83% perusahaan di Indonesia ternyata masih pakai software bajakan

Oleh: Hieronimus Patardo - Kamis, 24 Okt 2019 17:40 WIB

Dalam laporannya, BSA menyebut bahwa 83% perusahaan di Indonesia masih menggunakan software ilegal. Jumlah ini tergolong tinggi di kawasan Asia Tenggara.

Source: Patardo/ Tek.id

BSA Software Alliance, organisasi non profit yang bergerak di industri software global menyebut bahwa 83% pengguna di Indonesia masih memakai software bajakan. Hal ini diungkapkan oleh Tarun Sawney, Senior Director BSA untuk wilayah Asia ketika memulai kembali kampanye “Clean Up to the Countdown”. 

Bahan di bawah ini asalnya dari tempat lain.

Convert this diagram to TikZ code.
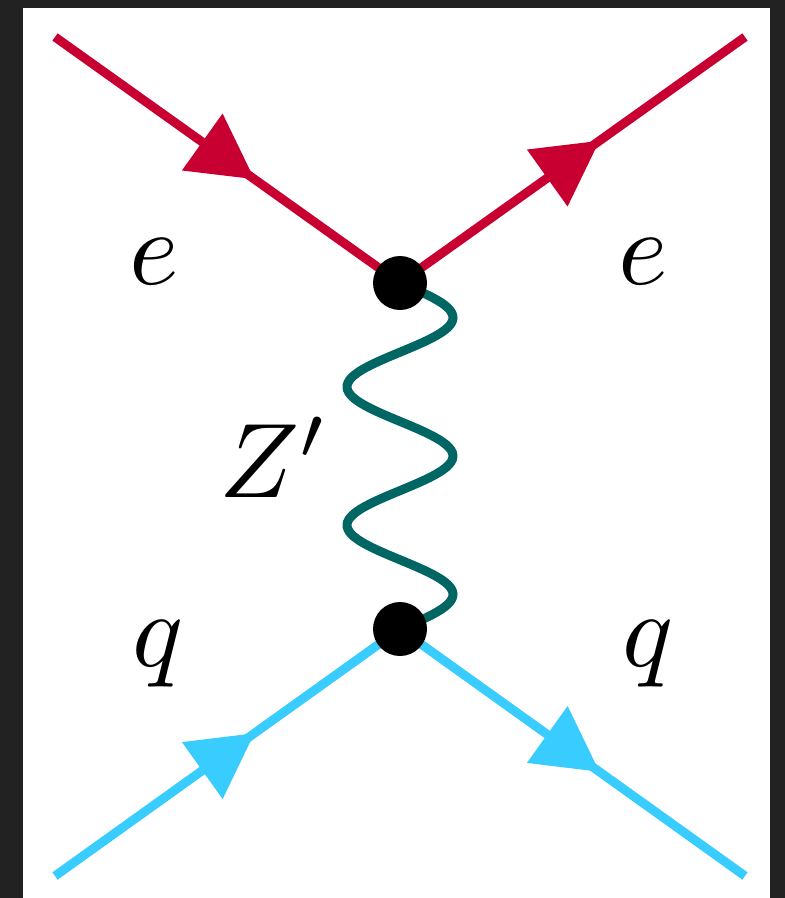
\documentclass[tikz,border=0pt]{standalone}
\usetikzlibrary{decorations.markings}
\definecolor{elec}{RGB}{200,0,50}
\definecolor{quark}{RGB}{56,204,255}
\definecolor{zboson}{RGB}{0,102,100}
\definecolor{frame}{RGB}{34,34,34}
\tikzset{
  fermion/.style={line width=9pt, postaction={decorate},
    decoration={markings, mark=at position 0.5 with {\fill (-31,-35) -- (33,0) -- (-31,35) -- cycle;}}},
  zwave/.style={line width=9pt, zboson, line cap=round},
  vertexdot/.style={circle, fill=black, inner sep=0pt, minimum size=54pt},
  lbl/.style={anchor=base, inner sep=0pt, scale=10.6}
}
\begin{document}
\begin{tikzpicture}[x=1pt,y=-1pt]
  \fill[frame] (0,0) rectangle (785,898);
  \fill[white] (23,8) rectangle (770,898);
  \useasboundingbox (0,0) rectangle (785,898);
  \coordinate (tl) at (55,37);
  \coordinate (tr) at (745,37);
  \coordinate (bl) at (55,876);
  \coordinate (br) at (745,876);
  \coordinate (v1c) at (400,283);
  \coordinate (v2c) at (400,629);
  \draw[fermion, elec] (tl) -- (v1c);
  \draw[fermion, elec] (v1c) -- (tr);
  \draw[fermion, quark] (bl) -- (v2c);
  \draw[fermion, quark] (v2c) -- (br);
  \begin{scope}[shift={(v1c)}]
    \draw[zwave] plot[domain=0:346, samples=140, smooth] ({53*sin(\x*2.60116)}, \x);
  \end{scope}
  \node[vertexdot] (v1) at (v1c) {};
  \node[vertexdot] (v2) at (v2c) {};
  \node[lbl] (e1) at (154,284) {$e$};
  \node[lbl] (e2) at (643,284) {$e$};
  \node[lbl] (zp) at (274,497) {$Z'$};
  \node[lbl] (q1) at (158,666) {$q$};
  \node[lbl] (q2) at (648,666) {$q$};
\end{tikzpicture}
\end{document}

Adapun kampanye itu merupakan kampanye untuk mengurangi penggunaan software bajakan yang dilakukan pengguna. Kampanye ini diharapkan dapat menjangkau 10 ribu perusahaan di seluruh Indonesia. Adapun yang menjadi sasaran kampanye ini adalah perusahaan yang bergerak di bidang manufaktur, konstruksi, perbankan dan keuangan, teknik, arsitektur, media, desain, TI dan perawatan kesehatan. 

Berkenaan dengan itu, Tarun mengungkap bahwa tingkat penggunaan software bajakan di kalangan perusahaan di Indonesia masih berada di atas 83 persen. Padahal kata Tarun, dengan menggunakan software bajakan ada beberapa hal yang dipertaruhkan, seperti penurunan produktivitas, serangan malware hingga kredibilitas sebuah perusahaan. 

Adapun angka 83% itu merupakan adopsi software tidak berlisensi pada tahun 2017 di Indonesia. Kendati jumlahnya sudah menurun sejak 2011 lalu, jumlah ini masih terbilang besar di kawasan Asia Tenggara. Sebagai pembanding, penggunaan software bajakan di Malaysia pada tahun yang sama hanya berada di angka 51%. Demikian pula dengan Singapura, Thailand dan Vietnam, yang hanya memiliki tingkat adopsi 27%, 66%, dan 74%. 

“Dalam jangka panjang, Indonesia perlu menurunkan tingkat penggunaan software ilegal hingga mendekati rata-rata kawasan, yang saat ini berada di angka 57%. Hal itu dapat dicapai apabila pemerintah bertekad bulat dalam menindaklanjuti secara bersungguh-sungguh” ungkap Turan.